Iraqi PM leads with influential Shia cleric Sadr on his heels in initial results: Commission source

Iraqi Prime Minister Haider al-Abadi’s list appears to be leading Iraq’s national election followed by influential Shia cleric Moqtada al-Sadr’s alliance, a security official and a source from the electoral commission told Reuters on Sunday.

ERBIL (Kurdistan 24) – Iraqi Prime Minister Haider al-Abadi’s list appears to be leading Iraq’s national election followed by influential Shia cleric Moqtada al-Sadr’s alliance, a security official and a source from the electoral commission told Reuters on Sunday.

The sources cited unofficial initial results.

In the Kurdistan Region, the ruling Kurdistan Democratic Party (KDP) believed to have secured most of the votes coming in the first row, a source from the commission told Kurdistan 24 on Sunday.

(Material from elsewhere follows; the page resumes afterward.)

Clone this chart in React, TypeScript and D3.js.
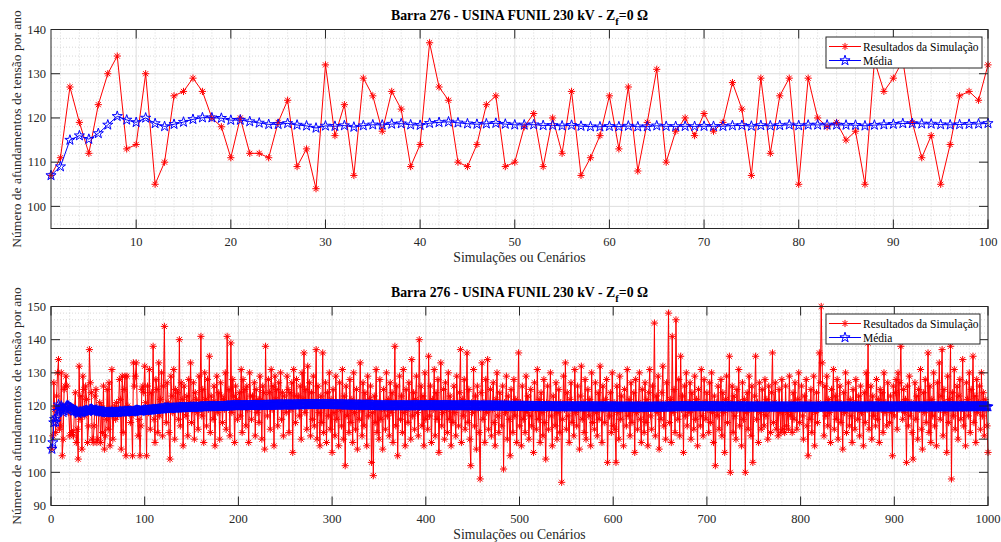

On Saturday, people across Iraq and the Kurdistan Region took part in national legislative elections, the first since the defeat of the Islamic State (IS). Polls opened at 7:00 a.m. and closed at 6:00 p.m.

Turnout stood at 44.5 percent, according to Iraq’s Independent High Electoral Commission (IHEC). It is the lowest voter turnout rate in Iraq in the past 13 years. In the 2014 elections, roughly 60 percent headed to the polls.

Unlike previous elections, a new electronic device was used in Saturday’s parliamentary elections to verify voter cards, fingerprints, and to count ballots—a system meant to streamline the electoral process and prevent fraud from taking place.

Political parties across the country, however, have asserted there were incidents of voter fraud at multiple polling stations

More than 24 million Iraqis were eligible to vote in the elections, the fourth national election since the fall of Saddam Hussein and his dictatorial regime in 2003. Three million people were eligible to vote in the Kurdistan Region.